In order for me to understand how to generalize this into a function, I had to go one "level deeper", and try it with a third string.

user> (mapcat (fn [i] (mapcat (fn [j] (map (partial str i j) "def")) "ab")) "abc")
=> ("aad" "aae" "aaf" "abd" "abe" "abf" "bad" "bae" "baf" "bbd" "bbe" "bbf" "cad" "cae" "caf" "cbd" "cbe" "cbf")

This mapcats a function that mapcats a function that maps string-ing together elements in a combinatorial way. Phew. Now I started to see how I could generalize. The innermost expresion would always be maping some sort of partial str function down the final string in the list of strings to re-combine. The outer expressions are just mapcats with the successively more front-ward strings, to the point where the outermost is using the first string in the list of strings to re-combine.

I guess from here I noticed that I needn't define the entire partial str function at once, but rather I could "build it up" as I recursively called permute.

Hopefully I've now given enough context to explain how the function works. The last iteration of permute happens when there are no remaining colls (i.e. (nil? remaining) returns true). It simply maps whatever function it is given down the last coll.
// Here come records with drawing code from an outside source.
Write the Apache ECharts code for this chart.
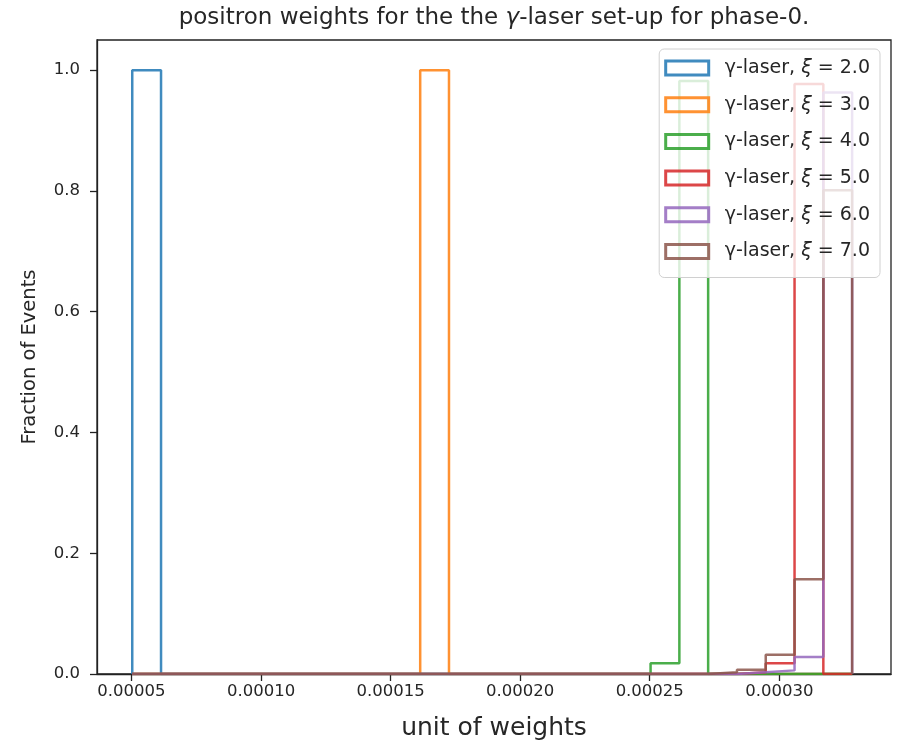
<!DOCTYPE html>
<html>
<head>
<meta charset="utf-8">
<script src="https://cdn.jsdelivr.net/npm/echarts@6/dist/echarts.min.js"></script>
<style>html,body{margin:0;padding:0;background:#fff;}#c{width:901px;height:743px;}</style>
</head>
<body>
<div id="c"></div>
<script>
// bin edges (shared by all histograms), 25 bins
var binEdges = [0.0000503, 0.00006141, 0.00007252, 0.00008364, 0.00009475, 0.00010586,
  0.00011697, 0.00012808, 0.00013920, 0.00015031, 0.00016142, 0.00017253, 0.00018364,
  0.00019476, 0.00020587, 0.00021698, 0.00022809, 0.00023920, 0.00025032, 0.00026143,
  0.00027254, 0.00028365, 0.00029476, 0.00030588, 0.00031699, 0.00032810];

var seriesNames = ['γ-laser, ξ = 2.0', 'γ-laser, ξ = 3.0', 'γ-laser, ξ = 4.0',
                   'γ-laser, ξ = 5.0', 'γ-laser, ξ = 6.0', 'γ-laser, ξ = 7.0'];

var xi2 = [1.0, 0, 0, 0, 0, 0, 0, 0, 0, 0, 0, 0, 0, 0, 0, 0, 0, 0, 0, 0, 0, 0, 0, 0, 0];
var xi3 = [0, 0, 0, 0, 0, 0, 0, 0, 0, 0, 1.0, 0, 0, 0, 0, 0, 0, 0, 0, 0, 0, 0, 0, 0, 0];
var xi4 = [0, 0, 0, 0, 0, 0, 0, 0, 0, 0, 0, 0, 0, 0, 0, 0, 0, 0, 0.018, 0.982, 0, 0, 0, 0, 0];
var xi5 = [0, 0, 0, 0, 0, 0, 0, 0, 0, 0, 0, 0, 0, 0, 0, 0, 0, 0, 0, 0, 0, 0.003, 0.018, 0.977, 0];
var xi6 = [0, 0, 0, 0, 0, 0, 0, 0, 0, 0, 0, 0, 0, 0, 0, 0, 0, 0, 0, 0, 0, 0.003, 0.006, 0.028, 0.963];
var xi7 = [0, 0, 0, 0, 0, 0, 0, 0, 0, 0, 0, 0, 0, 0, 0, 0, 0, 0, 0, 0, 0.003, 0.007, 0.032, 0.157, 0.801];

var xTicks = [0.00005, 0.00010, 0.00015, 0.00020, 0.00025, 0.00030];
var yTicks = [0.0, 0.2, 0.4, 0.6, 0.8, 1.0];

var colors = ['#1f77b4', '#ff7f0e', '#2ca02c', '#d62728', '#9467bd', '#8c564b'];
var allValues = [xi2, xi3, xi4, xi5, xi6, xi7];

function stepOutline(vals) {
  var pts = [[binEdges[0], 0]];
  for (var i = 0; i < vals.length; i++) {
    pts.push([binEdges[i], vals[i]]);
    pts.push([binEdges[i + 1], vals[i]]);
  }
  pts.push([binEdges[binEdges.length - 1], 0]);
  return pts;
}

var FONT = 'DejaVu Sans';
var TXT = '#262626';
var chart = echarts.init(document.getElementById('c'), null, {renderer: 'canvas'});

var series = allValues.map(function (v, i) {
  return {
    name: seriesNames[i],
    type: 'line',
    data: stepOutline(v),
    showSymbol: false,
    symbol: 'none',
    animation: false,
    lineStyle: {color: colors[i], width: 2.5, opacity: 0.85},
    itemStyle: {color: colors[i]},
    z: 2
  };
});

chart.setOption({
  animation: false,
  grid: {left: 97, right: 10, top: 40, bottom: 69, show: true, borderColor: '#222', borderWidth: 1.3,
         backgroundColor: 'transparent', containLabel: false, outerBoundsMode: 'none'},
  graphic: [{
    type: 'text', x: 494, y: 18,
    style: {
      text: '{a|positron weights for the the }{i|γ}{a|-laser set-up for phase-0.}',
      align: 'center', verticalAlign: 'middle',
      rich: {
        a: {fontFamily: FONT, fontSize: 23, fill: TXT},
        i: {fontFamily: FONT, fontSize: 23, fontStyle: 'italic', fill: TXT}
      }
    }
  }],
  legend: {
    orient: 'vertical',
    right: 21, top: 49,
    icon: 'rect',
    itemWidth: 43, itemHeight: 14, itemGap: 16.7,
    backgroundColor: 'rgba(255,255,255,0.8)',
    borderColor: '#d0d0d0', borderWidth: 1, borderRadius: 5,
    padding: [9, 10, 16, 5],
    z: 10,
    textStyle: {
      fontFamily: FONT, fontSize: 19, color: TXT, lineHeight: 20, padding: [0, 0, 0, 11],
      rich: {
        i: {fontFamily: FONT, fontSize: 19, fontStyle: 'italic', color: TXT, lineHeight: 20}
      }
    },
    formatter: function (name) { return name.replace('ξ', '{i|ξ}'); },
    data: seriesNames.map(function (n, i) {
      return {name: n, itemStyle: {color: 'rgba(255,255,255,0)', borderColor: colors[i], borderWidth: 3, opacity: 0.85}};
    })
  },
  xAxis: {
    type: 'value',
    min: 0.0000367, max: 0.0003431,
    name: 'unit of weights', nameLocation: 'middle', nameGap: 42,
    nameTextStyle: {fontFamily: FONT, fontSize: 25, color: TXT},
    axisLine: {show: true, onZero: false, lineStyle: {color: '#222', width: 1.3}},
    axisTick: {show: true, length: 7, lineStyle: {color: '#222', width: 1.3}, customValues: xTicks},
    axisLabel: {fontFamily: FONT, fontSize: 16.5, color: TXT, margin: 9, customValues: xTicks,
      formatter: function (v) { return v.toFixed(5); }},
    splitLine: {show: false}
  },
  yAxis: {
    type: 'value',
    min: 0, max: 1.05,
    name: 'Fraction of Events', nameLocation: 'middle', nameGap: 57,
    nameTextStyle: {fontFamily: FONT, fontSize: 19.5, color: TXT},
    axisLine: {show: true, onZero: false, lineStyle: {color: '#222', width: 1.3}},
    axisTick: {show: true, length: 7, lineStyle: {color: '#222', width: 1.3}, customValues: yTicks},
    axisLabel: {fontFamily: FONT, fontSize: 16.5, color: TXT, margin: 17, customValues: yTicks,
      formatter: function (v) { return v.toFixed(1); }},
    splitLine: {show: false}
  },
  series: series
});
</script>
</body>
</html>
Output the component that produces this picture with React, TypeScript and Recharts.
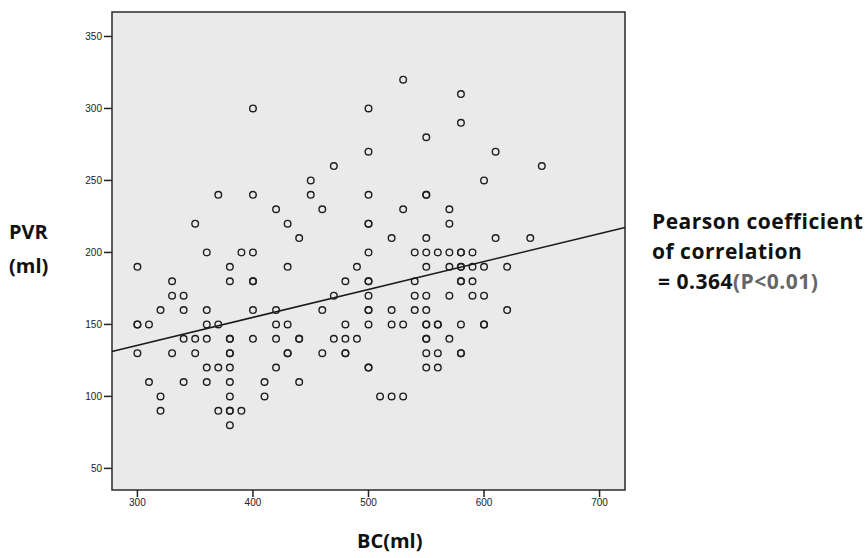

When there are remaining colls, it mapcats a permute variant down the current coll. This permute variant is using a partial function of f with the anonymous argument, and is permuteing down the remaining colls. By doing this, it will incrementally build up a partial function which will ultimately be invoked once it reaches the end of the list of colls. Then, in my head, I imagine it tracing backwards, calling nested mapcats until it finally unravels with the resultant re-combined colls.

I imagine this function, although concise, is probably not optimal. Frankly, I don't have much of a CS background, but from what I've picked up reading about Clojure, using loop/recur instead of self-recursive calls tends to be much more "efficient". I imagine it would be fairly straightforward to re-work the function to use loop/recur if optimization were important to you.

1 Comment

Very good idea. Over the course of the next many months I will likely need further similar functions so generalization makes good sense assuming my clojure skills improve.
1

Macro parameters aren't evaluated. When you give ["abc" "ab"] as parameter to your macro it gets it as vector of strings because strings are self-evaluating objects. But when you send sy macro gets just a symbol 'sy. That's why error occurs.